The cheating guy you were completely addicted to. The lying swindler who “borrowed” money and then disappeared from your life. The backstabbing friend, the undermining colleague, the in-law who dismisses and insults you at every opportunity she gets.

Each one of us, no matter how street smart, insightful or intuitive, has at some point in our lives been in a bad relationship. But the real question here is, how do these bad relationships begin and why are they allowed to continue? 

It would be naive to think that bad people don’t exist, that everyone has your best interests at heart and that just because someone claims they’re a good person means that they are. Most of us get this. But we also believe that bad relationships happen and we’d rather point the finger at the other person’s inadequacies rather than accepting our part in the matter.

The truth is that every relationship we enter into is a choice. Bad relationships don’t just happen; they are allowed to happen. This means two things:

1. That you have to accept responsibility for each and every bad relationship you’ve chosen to be a part of. 

and

2. That you recognize that you have power to choose differently.  

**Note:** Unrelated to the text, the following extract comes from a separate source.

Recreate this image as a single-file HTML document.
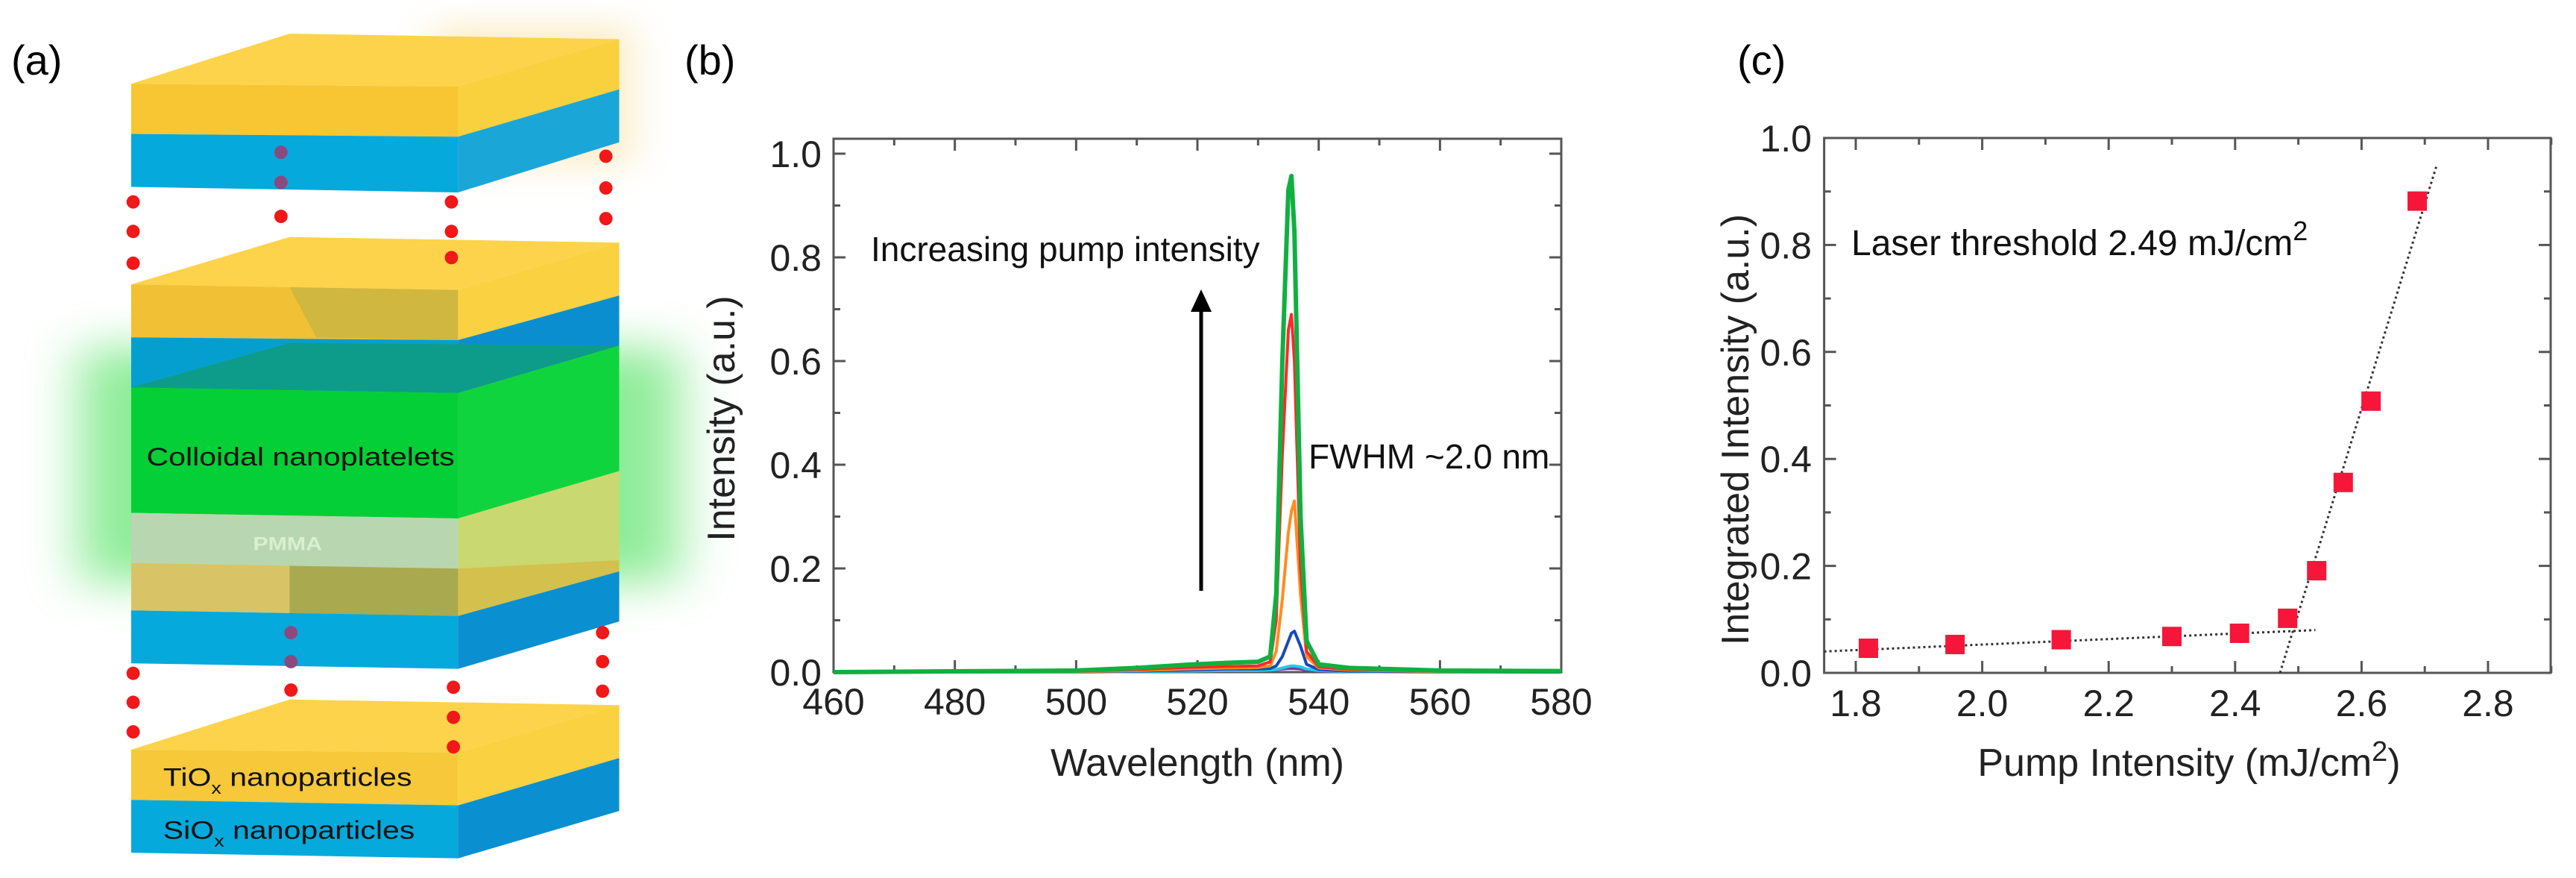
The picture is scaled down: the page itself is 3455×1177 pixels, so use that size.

You are not some helpless victim who has to tolerate the self-absorbed, thoughtless, meanness of others. Despite what you may have previously believed, you don’t have to put up with the crazy boss who flies off the handle, the narcissistic brother-in-law who insists all family events are done his way or your friend from elementary school who issues backhanded compliments like they’re going out of style.

Regardless of how the bad relationships in your life began, regardless of the connection or the years you’ve spent enabling the dysfunction, you always have personal power to change the status quo that’s been set.

In every relationship you have options. You have choices.

You can leave the relationship entirely or minimize the interactions you have with the person. You can choose to set boundaries and issue consequences for when those boundaries are crossed. You can choose to think differently about the person or the situation.

The truth is that you have power. That’s the first thing you must realize before you even begin to rework every relationship in your life that’s not serving you. 

This summer, I’d like to examine, in depth, how you can rework and renegotiate your role in any and all bad relationships you may be a part of. I’d also like to walk you through some coaching tools that can help you prevent future bad relationships from occurring. 

But before we do this, you first must realize that you are not powerless nor blameless when it comes to the bad relationships in your life. No matter how awful the other person is, no matter how insane or ridiculous, if the relationship is bad, it’s because you’ve allowed it to happen on some level. 

Which should actually come as a relief. Because if you have the power to allow something, that means that you also have the power to stop it.